Back in the nineties, Government seconded postal workers from the company into the public service and at the same time replaced them with new workers; in 1998, a collective agreement with the General Workers Union set a fixed complement level at Posta Ltd; and by the end of Labour’s then tumultuous administration, Minister Joe Debono Grech dissolved Posta Ltd as it had been incurring losses at a time when so many other white elephants were draining the country’s finances well into the end of the decade.
According to the European Foundation for the Improvement of Living and Working Conditions, Transend is reported to have invested Lm1.3 million in Maltapost for “major reforms meant to reduce costs and upgrade operations” to meet EU requirements.
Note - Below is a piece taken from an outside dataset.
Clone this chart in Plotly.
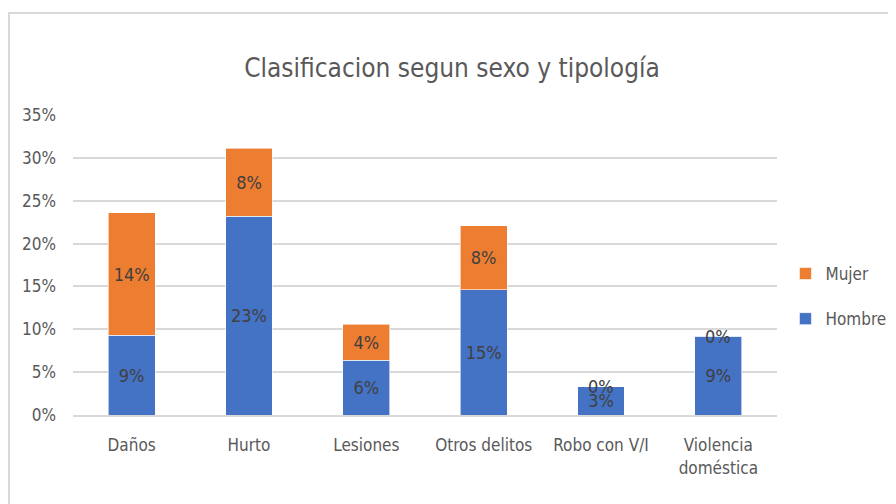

“The difficulties we are facing include the existence of a policy not to employ new people, unless they hail from the Industrial Projects and Services Ltd,” Bonello says.
The IPSL was a surrogate company created to absorb a surplus of 900 workers formerly employed by the now defunct Malta Drydocks and the Malta Shipbuilding. Its workers were transferred into the public service, local councils and other private companies – a clearing house for the excess dock and shipping workers. “I don’t think they have the stamina to do this job because of their age. It is important to start off from a young age in this job.”
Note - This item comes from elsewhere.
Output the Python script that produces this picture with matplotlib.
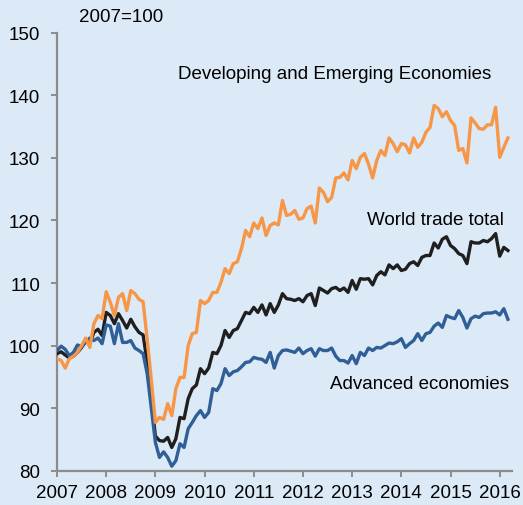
import numpy as np
import matplotlib
matplotlib.use("Agg")
import matplotlib.pyplot as plt

plt.rcParams['font.family'] = ['Liberation Sans', 'DejaVu Sans']

# monthly index, 2007=100, Jan 2007 .. Mar 2016
developing = [
    97.9, 97.6, 96.4, 97.9, 98.3, 98.9, 100.0, 101.2, 99.7, 103.5, 104.8, 104.3,      # 2007
    108.6, 106.9, 104.8, 107.7, 108.3, 105.6, 108.8, 108.3, 107.4, 107.0, 101.0, 94.5,  # 2008
    87.7, 88.5, 88.2, 90.7, 88.8, 93.1, 94.9, 94.9, 100.0, 101.9, 102.1, 107.2,       # 2009
    106.7, 107.2, 108.5, 108.5, 110.1, 112.3, 111.5, 113.1, 113.4, 115.5, 118.4, 117.4,  # 2010
    119.6, 118.7, 120.4, 117.6, 119.2, 119.6, 119.3, 123.2, 120.8, 121.0, 121.6, 120.2,  # 2011
    120.4, 121.9, 122.3, 119.6, 125.2, 124.5, 123.0, 123.7, 126.8, 126.9, 127.6, 126.5,  # 2012
    129.6, 128.3, 130.1, 130.7, 129.0, 126.8, 129.6, 131.2, 130.4, 133.2, 132.3, 131.0,  # 2013
    132.3, 132.1, 130.8, 133.2, 131.7, 132.5, 134.1, 134.9, 138.4, 137.9, 136.6, 137.4,  # 2014
    136.0, 135.2, 131.2, 131.5, 129.2, 136.4, 135.6, 134.7, 134.6, 135.3, 135.3, 138.1,  # 2015
    130.1, 131.7, 133.2,                                                                # 2016
]
world = [
    98.7, 99.0, 98.5, 98.0, 98.3, 98.9, 99.7, 100.8, 100.3, 102.1, 102.6, 101.6,
    105.3, 104.8, 103.5, 105.1, 104.0, 102.8, 104.2, 103.0, 102.1, 101.7, 97.3, 91.5,
    85.5, 84.8, 84.7, 85.3, 83.7, 85.1, 88.5, 88.3, 91.5, 93.1, 93.7, 96.3,
    95.5, 96.4, 98.9, 98.7, 100.0, 102.4, 101.3, 102.4, 102.7, 104.0, 105.3, 105.1,
    106.1, 105.3, 106.5, 104.9, 106.7, 105.3, 106.5, 108.3, 107.5, 107.4, 107.2, 107.5,
    107.0, 108.0, 108.3, 106.4, 109.2, 108.8, 108.4, 109.1, 109.3, 108.8, 109.2, 108.5,
    110.4, 109.0, 110.7, 110.6, 110.7, 109.7, 111.2, 111.8, 111.3, 112.9, 112.3, 112.9,
    112.0, 112.2, 113.1, 113.4, 112.8, 114.1, 114.4, 114.4, 116.4, 115.6, 117.0, 117.4,
    116.0, 115.5, 114.7, 114.4, 113.1, 116.6, 116.4, 116.4, 116.8, 116.6, 117.1, 117.9,
    114.3, 115.7, 115.2,
]
advanced = [
    99.2, 99.9, 99.4, 98.4, 98.9, 100.1, 99.8, 100.5, 101.2, 100.8, 101.2, 100.3,
    103.3, 103.1, 100.3, 103.5, 100.5, 100.5, 100.8, 99.6, 99.2, 98.7, 95.5, 90.0,
    84.5, 82.1, 83.0, 82.1, 80.7, 81.6, 84.3, 83.7, 86.7, 87.7, 88.8, 89.6,
    88.5, 89.3, 93.1, 92.8, 93.9, 96.3, 95.2, 95.8, 96.0, 96.6, 97.3, 97.4,
    98.1, 97.9, 97.8, 97.3, 98.9, 96.4, 98.4, 99.2, 99.3, 99.1, 98.9, 99.6,
    98.7, 99.2, 99.5, 98.3, 99.5, 99.2, 99.2, 99.6, 98.3, 97.6, 97.6, 97.2,
    98.4, 97.1, 98.9, 98.4, 99.6, 99.2, 99.7, 99.6, 100.0, 100.4, 100.3, 100.6,
    101.1, 99.7, 100.3, 100.8, 101.9, 100.8, 101.9, 102.1, 103.1, 103.6, 102.9, 104.8,
    104.5, 104.3, 105.6, 104.5, 102.8, 104.3, 104.7, 104.5, 105.1, 105.2, 105.2, 105.4,
    104.9, 105.9, 104.2,
]
years = list(range(2007, 2017))

t = 2007 + np.arange(len(world)) / 12.0

bg = '#dce9f7'
grey = '#8c8c8c'
fs = 13.5

fig = plt.figure(figsize=(5.23, 5.06), dpi=100, facecolor=bg)
ax = fig.add_axes([0.109, 0.068, 0.870, 0.865], facecolor=bg)

ax.plot(t, world, color='#1f1f1f', lw=2.4, zorder=3)
ax.plot(t, advanced, color='#2f5f96', lw=2.4, zorder=4)
ax.plot(t, developing, color='#f79646', lw=2.4, zorder=5)

ax.set_xlim(2007, 2016.25)
ax.set_ylim(80, 150)
ax.set_xticks(years)
ax.set_xticklabels([str(y) for y in years])
ax.set_yticks(range(80, 151, 10))

for s in ['top', 'right']:
    ax.spines[s].set_visible(False)
for s in ['left', 'bottom']:
    ax.spines[s].set_color(grey)
    ax.spines[s].set_linewidth(1.6)
ax.tick_params(axis='both', direction='out', length=4, width=1.4, color=grey,
               labelsize=fs, labelcolor='black')
ax.tick_params(axis='y', pad=8)
ax.tick_params(axis='x', pad=6)

ax.text(2007.45, 152.7, '2007=100', fontsize=fs, va='center', ha='left', clip_on=False)
ax.text(2009.46, 143.5, 'Developing and Emerging Economies', fontsize=fs, va='center', ha='left')
ax.text(2013.30, 120.1, 'World trade total', fontsize=fs, va='center', ha='left')
ax.text(2012.55, 94.0, 'Advanced economies', fontsize=fs, va='center', ha='left')

fig.savefig('out.png', dpi=100, facecolor=bg)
Bonello however believes the lesson to be learnt from the Transend venture is the way restructuring has to be managed. Since the time the management passed into the hands of the NZ Post subsidiary, the restructuring process led to a deterioration in the service, especially following the Christmas fiasco when letters and cards were delivered even up till mid-January; and the end of same-day delivery.
“It has also dampened the morale at the post office. Postal workers like their job. The transfers from one department to another has also changed the character of the service. The changes at the postal service have been long overdue since the nineties. Restructuring means a total change of operations.”